### Aim of the exercise
Going through the material below, please gather all lines with the word "page" in them.

Entries taken from a collection:
= = =
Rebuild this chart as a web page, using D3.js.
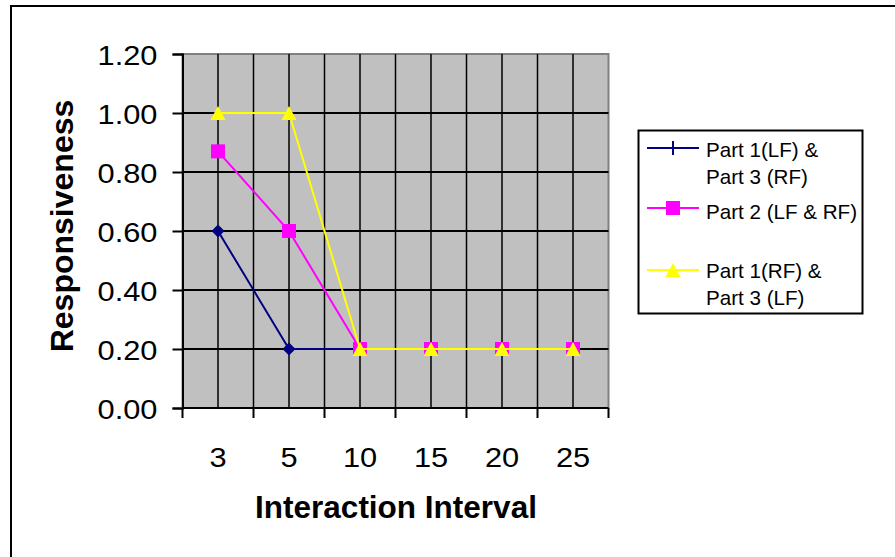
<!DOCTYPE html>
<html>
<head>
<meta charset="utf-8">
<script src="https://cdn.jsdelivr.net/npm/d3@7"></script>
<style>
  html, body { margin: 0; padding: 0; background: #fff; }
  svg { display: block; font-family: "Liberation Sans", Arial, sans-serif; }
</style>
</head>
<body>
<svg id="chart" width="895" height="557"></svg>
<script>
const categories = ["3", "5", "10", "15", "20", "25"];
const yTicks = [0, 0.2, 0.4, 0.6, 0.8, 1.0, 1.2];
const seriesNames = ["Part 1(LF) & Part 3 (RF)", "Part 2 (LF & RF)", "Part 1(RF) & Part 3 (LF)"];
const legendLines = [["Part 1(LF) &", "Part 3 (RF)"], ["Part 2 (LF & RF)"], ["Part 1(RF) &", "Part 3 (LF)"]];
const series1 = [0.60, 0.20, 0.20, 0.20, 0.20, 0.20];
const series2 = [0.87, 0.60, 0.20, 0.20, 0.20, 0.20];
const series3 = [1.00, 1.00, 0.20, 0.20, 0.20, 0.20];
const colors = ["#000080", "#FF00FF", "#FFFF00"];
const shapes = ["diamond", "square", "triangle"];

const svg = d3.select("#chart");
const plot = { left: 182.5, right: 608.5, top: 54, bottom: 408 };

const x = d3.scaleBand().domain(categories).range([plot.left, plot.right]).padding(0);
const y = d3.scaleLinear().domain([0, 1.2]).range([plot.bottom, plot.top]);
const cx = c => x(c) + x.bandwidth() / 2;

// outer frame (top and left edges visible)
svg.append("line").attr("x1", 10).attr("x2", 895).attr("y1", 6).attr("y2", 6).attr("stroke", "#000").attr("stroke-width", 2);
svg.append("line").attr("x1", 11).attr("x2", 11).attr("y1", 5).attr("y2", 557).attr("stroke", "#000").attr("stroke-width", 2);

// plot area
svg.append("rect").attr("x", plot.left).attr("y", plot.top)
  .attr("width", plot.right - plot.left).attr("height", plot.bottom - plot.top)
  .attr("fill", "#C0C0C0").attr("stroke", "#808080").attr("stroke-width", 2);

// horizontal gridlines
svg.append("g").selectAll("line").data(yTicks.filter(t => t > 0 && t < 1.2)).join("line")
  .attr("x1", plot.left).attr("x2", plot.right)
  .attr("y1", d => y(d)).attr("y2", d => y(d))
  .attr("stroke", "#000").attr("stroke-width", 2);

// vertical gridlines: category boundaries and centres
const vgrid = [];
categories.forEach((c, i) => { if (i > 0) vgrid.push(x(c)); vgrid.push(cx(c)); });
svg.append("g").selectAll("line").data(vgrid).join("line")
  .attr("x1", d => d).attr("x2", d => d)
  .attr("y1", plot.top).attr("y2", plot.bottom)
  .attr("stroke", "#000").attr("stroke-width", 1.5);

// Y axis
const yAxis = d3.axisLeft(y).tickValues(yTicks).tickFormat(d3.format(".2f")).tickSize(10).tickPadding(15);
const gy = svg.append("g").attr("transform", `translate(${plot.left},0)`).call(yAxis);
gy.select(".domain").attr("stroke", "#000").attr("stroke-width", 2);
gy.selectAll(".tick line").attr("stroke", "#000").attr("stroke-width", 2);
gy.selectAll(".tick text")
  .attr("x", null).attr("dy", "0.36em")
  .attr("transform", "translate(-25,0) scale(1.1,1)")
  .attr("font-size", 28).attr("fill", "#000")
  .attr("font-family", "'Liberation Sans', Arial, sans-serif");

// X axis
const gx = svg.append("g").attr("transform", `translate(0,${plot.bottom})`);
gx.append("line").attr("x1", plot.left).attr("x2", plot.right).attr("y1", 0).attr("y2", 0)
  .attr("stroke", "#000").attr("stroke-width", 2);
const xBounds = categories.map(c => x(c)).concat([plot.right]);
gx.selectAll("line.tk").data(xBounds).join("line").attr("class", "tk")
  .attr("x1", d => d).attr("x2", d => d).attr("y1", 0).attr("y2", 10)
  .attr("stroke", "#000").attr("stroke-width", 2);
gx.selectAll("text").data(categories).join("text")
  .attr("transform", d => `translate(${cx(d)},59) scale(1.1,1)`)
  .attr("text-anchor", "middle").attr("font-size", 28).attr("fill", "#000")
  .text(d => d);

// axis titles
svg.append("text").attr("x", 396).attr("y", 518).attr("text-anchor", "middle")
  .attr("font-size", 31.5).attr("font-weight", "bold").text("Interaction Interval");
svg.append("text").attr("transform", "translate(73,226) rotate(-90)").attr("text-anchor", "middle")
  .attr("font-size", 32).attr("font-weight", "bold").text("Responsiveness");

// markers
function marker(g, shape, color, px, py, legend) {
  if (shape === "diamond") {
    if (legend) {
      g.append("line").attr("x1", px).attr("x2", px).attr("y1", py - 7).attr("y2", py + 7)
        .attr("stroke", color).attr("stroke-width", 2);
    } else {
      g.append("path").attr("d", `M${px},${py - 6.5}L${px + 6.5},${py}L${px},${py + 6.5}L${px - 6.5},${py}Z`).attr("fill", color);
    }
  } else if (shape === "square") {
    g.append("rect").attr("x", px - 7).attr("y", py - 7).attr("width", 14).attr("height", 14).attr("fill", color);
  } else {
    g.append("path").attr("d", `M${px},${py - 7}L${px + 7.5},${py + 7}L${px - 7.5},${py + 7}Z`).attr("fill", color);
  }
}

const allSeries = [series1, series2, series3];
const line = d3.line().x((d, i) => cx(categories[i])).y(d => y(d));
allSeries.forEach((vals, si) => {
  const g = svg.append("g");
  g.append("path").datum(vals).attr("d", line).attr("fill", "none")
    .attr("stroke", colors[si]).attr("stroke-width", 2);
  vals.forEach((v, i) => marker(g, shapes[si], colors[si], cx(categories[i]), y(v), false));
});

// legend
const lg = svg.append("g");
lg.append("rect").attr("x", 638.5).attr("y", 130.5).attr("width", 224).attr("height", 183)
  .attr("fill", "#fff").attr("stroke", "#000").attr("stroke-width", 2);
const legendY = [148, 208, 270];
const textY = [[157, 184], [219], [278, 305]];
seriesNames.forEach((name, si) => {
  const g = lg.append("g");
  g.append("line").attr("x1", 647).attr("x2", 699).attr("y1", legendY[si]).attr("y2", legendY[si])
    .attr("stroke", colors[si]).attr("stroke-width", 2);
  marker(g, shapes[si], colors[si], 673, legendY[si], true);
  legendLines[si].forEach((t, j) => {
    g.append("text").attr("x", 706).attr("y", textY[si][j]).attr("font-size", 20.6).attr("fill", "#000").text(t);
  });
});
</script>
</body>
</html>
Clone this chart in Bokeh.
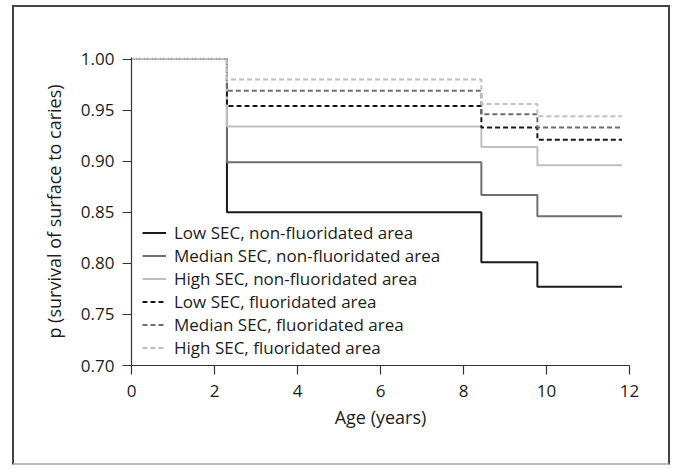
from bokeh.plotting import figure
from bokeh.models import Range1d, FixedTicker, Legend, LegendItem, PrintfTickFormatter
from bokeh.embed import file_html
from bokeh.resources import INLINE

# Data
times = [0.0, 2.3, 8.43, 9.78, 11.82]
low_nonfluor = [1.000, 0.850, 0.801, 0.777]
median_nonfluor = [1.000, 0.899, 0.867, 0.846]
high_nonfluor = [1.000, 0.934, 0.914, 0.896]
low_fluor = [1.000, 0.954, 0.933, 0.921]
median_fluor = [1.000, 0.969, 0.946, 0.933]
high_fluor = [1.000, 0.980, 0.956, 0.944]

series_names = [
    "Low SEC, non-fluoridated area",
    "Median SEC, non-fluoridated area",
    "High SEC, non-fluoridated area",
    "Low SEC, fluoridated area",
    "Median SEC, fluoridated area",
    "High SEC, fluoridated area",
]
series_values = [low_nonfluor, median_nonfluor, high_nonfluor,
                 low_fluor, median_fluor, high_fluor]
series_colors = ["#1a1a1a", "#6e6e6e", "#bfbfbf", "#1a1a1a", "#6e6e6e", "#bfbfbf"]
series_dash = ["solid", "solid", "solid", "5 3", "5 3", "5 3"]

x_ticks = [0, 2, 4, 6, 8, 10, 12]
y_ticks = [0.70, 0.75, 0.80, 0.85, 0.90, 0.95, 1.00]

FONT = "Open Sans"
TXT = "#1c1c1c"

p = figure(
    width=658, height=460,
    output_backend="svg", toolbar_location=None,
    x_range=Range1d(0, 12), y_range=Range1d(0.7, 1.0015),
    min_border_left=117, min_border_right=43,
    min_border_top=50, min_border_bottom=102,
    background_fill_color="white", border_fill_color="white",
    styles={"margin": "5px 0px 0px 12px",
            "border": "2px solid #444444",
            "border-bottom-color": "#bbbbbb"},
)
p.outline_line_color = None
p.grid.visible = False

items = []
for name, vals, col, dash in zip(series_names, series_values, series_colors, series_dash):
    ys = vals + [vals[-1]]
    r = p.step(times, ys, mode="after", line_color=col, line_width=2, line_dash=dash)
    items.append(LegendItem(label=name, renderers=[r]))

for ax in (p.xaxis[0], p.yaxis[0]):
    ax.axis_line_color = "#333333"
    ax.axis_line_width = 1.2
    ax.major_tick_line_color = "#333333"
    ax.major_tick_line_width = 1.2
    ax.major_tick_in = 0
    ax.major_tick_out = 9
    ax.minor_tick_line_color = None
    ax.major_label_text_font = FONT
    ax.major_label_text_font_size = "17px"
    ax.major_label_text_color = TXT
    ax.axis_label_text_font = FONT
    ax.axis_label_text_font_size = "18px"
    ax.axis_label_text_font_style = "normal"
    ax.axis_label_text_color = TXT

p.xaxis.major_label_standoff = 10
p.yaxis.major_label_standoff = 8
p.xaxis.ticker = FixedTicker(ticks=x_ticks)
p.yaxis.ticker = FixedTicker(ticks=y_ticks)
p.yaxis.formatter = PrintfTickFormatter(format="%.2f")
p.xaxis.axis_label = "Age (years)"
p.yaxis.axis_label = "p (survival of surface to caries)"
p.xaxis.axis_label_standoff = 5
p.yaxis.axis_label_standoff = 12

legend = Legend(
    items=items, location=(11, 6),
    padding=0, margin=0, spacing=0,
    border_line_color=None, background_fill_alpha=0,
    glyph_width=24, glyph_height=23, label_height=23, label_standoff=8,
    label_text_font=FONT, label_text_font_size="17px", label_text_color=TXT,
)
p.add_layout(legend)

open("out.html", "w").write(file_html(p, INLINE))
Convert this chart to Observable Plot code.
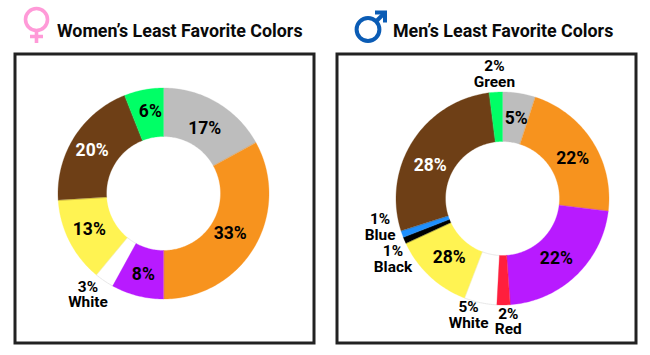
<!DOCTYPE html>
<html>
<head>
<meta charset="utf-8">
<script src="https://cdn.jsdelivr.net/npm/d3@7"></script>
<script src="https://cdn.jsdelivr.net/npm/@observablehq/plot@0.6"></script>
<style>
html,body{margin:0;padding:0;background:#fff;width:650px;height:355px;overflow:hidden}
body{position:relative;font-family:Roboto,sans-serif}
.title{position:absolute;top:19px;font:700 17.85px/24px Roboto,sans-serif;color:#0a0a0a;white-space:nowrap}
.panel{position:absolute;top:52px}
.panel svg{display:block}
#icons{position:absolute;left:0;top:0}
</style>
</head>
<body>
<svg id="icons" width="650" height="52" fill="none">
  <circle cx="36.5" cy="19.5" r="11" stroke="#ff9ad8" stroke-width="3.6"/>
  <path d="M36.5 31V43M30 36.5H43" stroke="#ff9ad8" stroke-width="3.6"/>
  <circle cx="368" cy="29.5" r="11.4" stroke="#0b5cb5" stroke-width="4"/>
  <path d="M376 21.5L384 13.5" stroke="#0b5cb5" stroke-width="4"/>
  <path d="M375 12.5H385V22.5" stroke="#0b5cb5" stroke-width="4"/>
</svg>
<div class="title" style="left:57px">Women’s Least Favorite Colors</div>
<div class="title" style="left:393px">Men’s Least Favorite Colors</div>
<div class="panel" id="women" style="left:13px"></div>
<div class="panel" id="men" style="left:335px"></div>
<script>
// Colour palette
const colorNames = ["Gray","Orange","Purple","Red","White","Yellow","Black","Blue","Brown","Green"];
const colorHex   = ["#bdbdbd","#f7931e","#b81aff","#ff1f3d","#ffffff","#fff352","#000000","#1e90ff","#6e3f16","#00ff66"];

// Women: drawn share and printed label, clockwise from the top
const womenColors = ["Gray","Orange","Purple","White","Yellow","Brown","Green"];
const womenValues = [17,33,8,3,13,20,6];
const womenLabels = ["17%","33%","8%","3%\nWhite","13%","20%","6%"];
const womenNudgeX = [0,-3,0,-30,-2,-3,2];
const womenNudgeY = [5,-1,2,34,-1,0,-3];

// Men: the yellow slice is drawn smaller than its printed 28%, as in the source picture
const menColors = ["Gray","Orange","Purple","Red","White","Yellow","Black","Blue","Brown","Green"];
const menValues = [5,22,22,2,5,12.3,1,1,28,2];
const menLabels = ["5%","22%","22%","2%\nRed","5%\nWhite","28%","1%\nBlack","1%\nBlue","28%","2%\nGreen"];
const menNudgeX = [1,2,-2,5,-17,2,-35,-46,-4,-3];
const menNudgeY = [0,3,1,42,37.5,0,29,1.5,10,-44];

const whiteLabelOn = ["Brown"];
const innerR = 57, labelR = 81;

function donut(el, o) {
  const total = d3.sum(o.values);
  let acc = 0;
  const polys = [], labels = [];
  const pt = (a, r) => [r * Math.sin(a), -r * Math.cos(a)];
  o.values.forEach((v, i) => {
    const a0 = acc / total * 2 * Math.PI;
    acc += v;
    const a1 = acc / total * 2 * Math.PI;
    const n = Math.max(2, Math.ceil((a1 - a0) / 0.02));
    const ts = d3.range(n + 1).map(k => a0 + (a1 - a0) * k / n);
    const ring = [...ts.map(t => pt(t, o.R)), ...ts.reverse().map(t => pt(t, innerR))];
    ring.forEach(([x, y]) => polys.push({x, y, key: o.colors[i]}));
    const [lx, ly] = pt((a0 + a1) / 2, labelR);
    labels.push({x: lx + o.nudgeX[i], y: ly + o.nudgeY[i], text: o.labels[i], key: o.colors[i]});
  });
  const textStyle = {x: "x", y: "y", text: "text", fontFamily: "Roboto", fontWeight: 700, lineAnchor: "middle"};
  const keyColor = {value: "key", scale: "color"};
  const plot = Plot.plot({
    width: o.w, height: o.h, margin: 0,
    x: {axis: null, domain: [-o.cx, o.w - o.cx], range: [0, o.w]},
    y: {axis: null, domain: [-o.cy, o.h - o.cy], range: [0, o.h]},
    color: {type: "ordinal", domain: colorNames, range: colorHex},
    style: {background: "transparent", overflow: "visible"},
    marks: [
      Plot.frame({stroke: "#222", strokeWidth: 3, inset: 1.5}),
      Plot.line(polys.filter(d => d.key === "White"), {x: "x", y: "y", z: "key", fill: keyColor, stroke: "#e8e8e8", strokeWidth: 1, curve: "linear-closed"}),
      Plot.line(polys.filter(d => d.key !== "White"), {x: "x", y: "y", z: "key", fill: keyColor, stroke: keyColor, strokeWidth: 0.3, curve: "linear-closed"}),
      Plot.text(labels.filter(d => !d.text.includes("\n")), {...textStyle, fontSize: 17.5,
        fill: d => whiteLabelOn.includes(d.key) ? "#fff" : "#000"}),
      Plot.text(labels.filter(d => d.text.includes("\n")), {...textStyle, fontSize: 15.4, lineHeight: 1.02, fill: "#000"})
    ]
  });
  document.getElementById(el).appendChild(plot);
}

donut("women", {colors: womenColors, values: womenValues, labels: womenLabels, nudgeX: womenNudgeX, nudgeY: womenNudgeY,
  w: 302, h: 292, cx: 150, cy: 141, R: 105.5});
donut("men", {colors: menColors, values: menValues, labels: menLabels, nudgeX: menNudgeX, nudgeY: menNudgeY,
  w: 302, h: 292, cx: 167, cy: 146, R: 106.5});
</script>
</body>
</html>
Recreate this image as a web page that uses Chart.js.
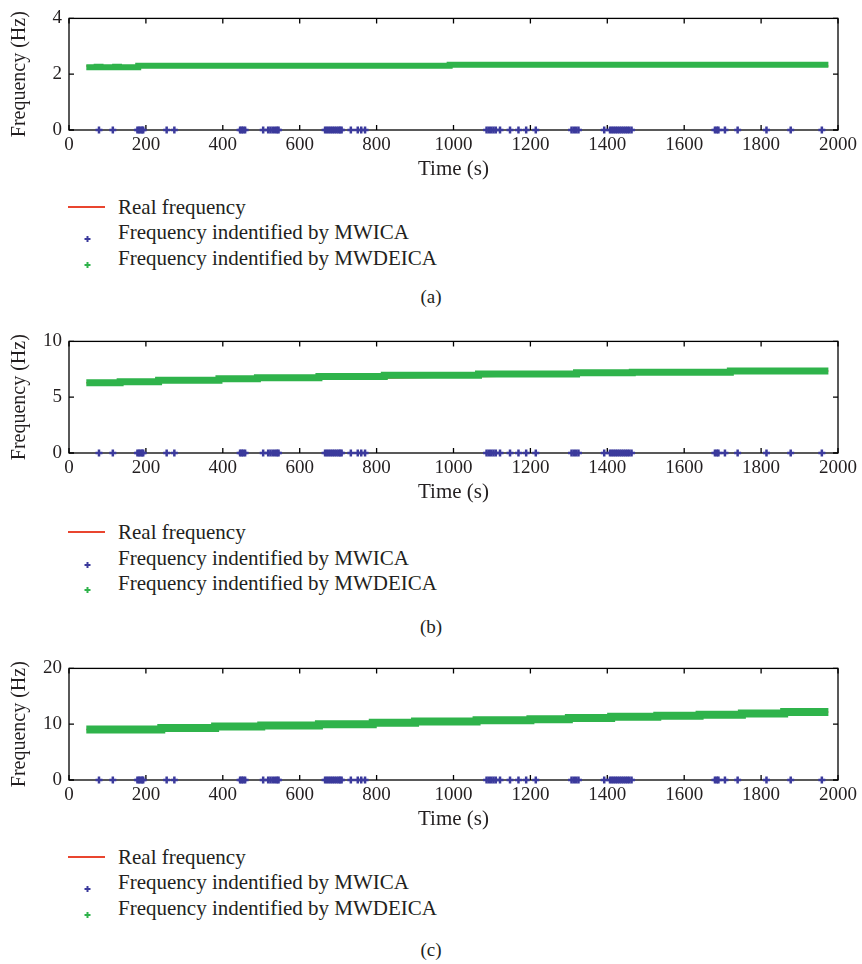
= = =
### Output
Rebuild this chart as a web page, using D3.js.
Recreate this image as a web page that uses Chart.js.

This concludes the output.